--- start of MATERIAL ---

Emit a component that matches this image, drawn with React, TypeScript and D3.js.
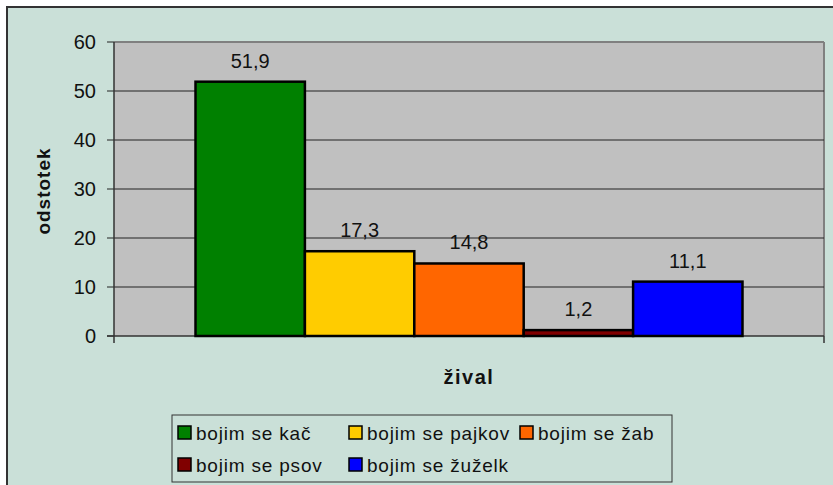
import React from 'react';
import * as d3 from 'd3';

// fear of animals survey, percent of answers
const series = ["bojim se kač", "bojim se pajkov", "bojim se žab", "bojim se psov", "bojim se žuželk"];
const values = [51.9, 17.3, 14.8, 1.2, 11.1];
const colors = ["#008000", "#ffcc00", "#ff6600", "#800000", "#0000ff"];
const yTicks = [0, 10, 20, 30, 40, 50, 60];

const W = 833;
const H = 485;
const plot = { left: 114, top: 42, right: 824, bottom: 336 };
const font = "'Liberation Sans', Arial, sans-serif";

const App = () => {
  // y scale for the percentages
  const y = d3.scaleLinear().domain([0, 60]).range([plot.bottom, plot.top]);
  // one category, five series side by side -> outer band for the gap
  const x = d3.scaleBand()
    .domain(series)
    .range([plot.left, plot.right])
    .paddingInner(0)
    .paddingOuter(0.745);
  const fmt = (v: number) => String(v).replace('.', ',');

  return (
    <div style={{ position: 'absolute', left: 0, top: 0 }}>
      <svg width={W} height={H} style={{ display: 'block', fontFamily: font }}>
        <rect x={0} y={0} width={W} height={H} fill="#ffffff" />
        <rect x={7} y={7} width={W + 10} height={H + 10} fill="#cae0d8" stroke="#333" strokeWidth={2} />

        {/* plot area */}
        <rect x={plot.left} y={plot.top} width={plot.right - plot.left} height={plot.bottom - plot.top} fill="#c0c0c0" />
        <line x1={plot.left} x2={plot.right} y1={plot.top} y2={plot.top} stroke="#808080" strokeWidth={2} />
        <line x1={plot.right} x2={plot.right} y1={plot.top} y2={plot.bottom} stroke="#808080" strokeWidth={2} />

        {/* grid + y ticks */}
        {yTicks.map(t => (
          <g key={t}>
            {t > 0 && t < 60 && (
              <line x1={plot.left} x2={plot.right} y1={y(t)} y2={y(t)} stroke="#222" strokeWidth={1} />
            )}
            <line x1={plot.left - 7} x2={plot.left} y1={y(t)} y2={y(t)} stroke="#222" strokeWidth={1} />
            <text x={plot.left - 18} y={y(t)} dy="0.36em" textAnchor="end" fontSize={20} fill="#111">{t}</text>
          </g>
        ))}
        <line x1={plot.left} x2={plot.left} y1={plot.top} y2={plot.bottom + 7} stroke="#333" strokeWidth={1.5} />
        <line x1={plot.left - 7} x2={plot.right} y1={plot.bottom} y2={plot.bottom} stroke="#333" strokeWidth={1.5} />
        <line x1={plot.right} x2={plot.right} y1={plot.bottom} y2={plot.bottom + 7} stroke="#333" strokeWidth={1.5} />

        {/* bars */}
        {series.map((s, i) => (
          <g key={s}>
            <rect
              x={x(s)}
              y={y(values[i])}
              width={x.bandwidth()}
              height={plot.bottom - y(values[i])}
              fill={colors[i]}
              stroke="#000"
              strokeWidth={2.5}
            />
            <text
              x={(x(s) as number) + x.bandwidth() / 2}
              y={y(values[i]) - 14}
              textAnchor="middle"
              fontSize={20}
              fill="#111"
            >{fmt(values[i])}</text>
          </g>
        ))}

        {/* axis titles */}
        <text
          transform={`translate(50, ${(plot.top + plot.bottom) / 2 + 2}) rotate(-90)`}
          textAnchor="middle"
          fontSize={19}
          fontWeight="bold"
          letterSpacing={1}
          fill="#111"
        >odstotek</text>
        <text x={469} y={384} textAnchor="middle" fontSize={20} fontWeight="bold" letterSpacing={1.5} fill="#111">žival</text>

        {/* legend */}
        <rect x={172} y={415} width={500} height={67} fill="none" stroke="#333" strokeWidth={1} />
        {series.map((s, i) => {
          const col = i % 3;
          const row = Math.floor(i / 3);
          const lx = 178 + col * 171;
          const ly = 433 + row * 32;
          return (
            <g key={s}>
              <rect x={lx} y={ly - 7} width={13} height={13} fill={colors[i]} stroke="#000" strokeWidth={1.5} />
              <text x={lx + 18} y={ly} dy="0.36em" fontSize={19} letterSpacing={0.8} fill="#111">{s}</text>
            </g>
          );
        })}
      </svg>
    </div>
  );
};

export default App;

--- end of MATERIAL ---

## GOAL
Pictures excluded, repeat exactly the lines from the top of the material through the line with "const fmt = (v: number)", including both of those lines.

## RIGHT ANSWER
Emit a component that matches this image, drawn with React, TypeScript and D3.js.
import React from 'react';
import * as d3 from 'd3';

// fear of animals survey, percent of answers
const series = ["bojim se kač", "bojim se pajkov", "bojim se žab", "bojim se psov", "bojim se žuželk"];
const values = [51.9, 17.3, 14.8, 1.2, 11.1];
const colors = ["#008000", "#ffcc00", "#ff6600", "#800000", "#0000ff"];
const yTicks = [0, 10, 20, 30, 40, 50, 60];

const W = 833;
const H = 485;
const plot = { left: 114, top: 42, right: 824, bottom: 336 };
const font = "'Liberation Sans', Arial, sans-serif";

const App = () => {
  // y scale for the percentages
  const y = d3.scaleLinear().domain([0, 60]).range([plot.bottom, plot.top]);
  // one category, five series side by side -> outer band for the gap
  const x = d3.scaleBand()
    .domain(series)
    .range([plot.left, plot.right])
    .paddingInner(0)
    .paddingOuter(0.745);
  const fmt = (v: number) => String(v).replace('.', ',');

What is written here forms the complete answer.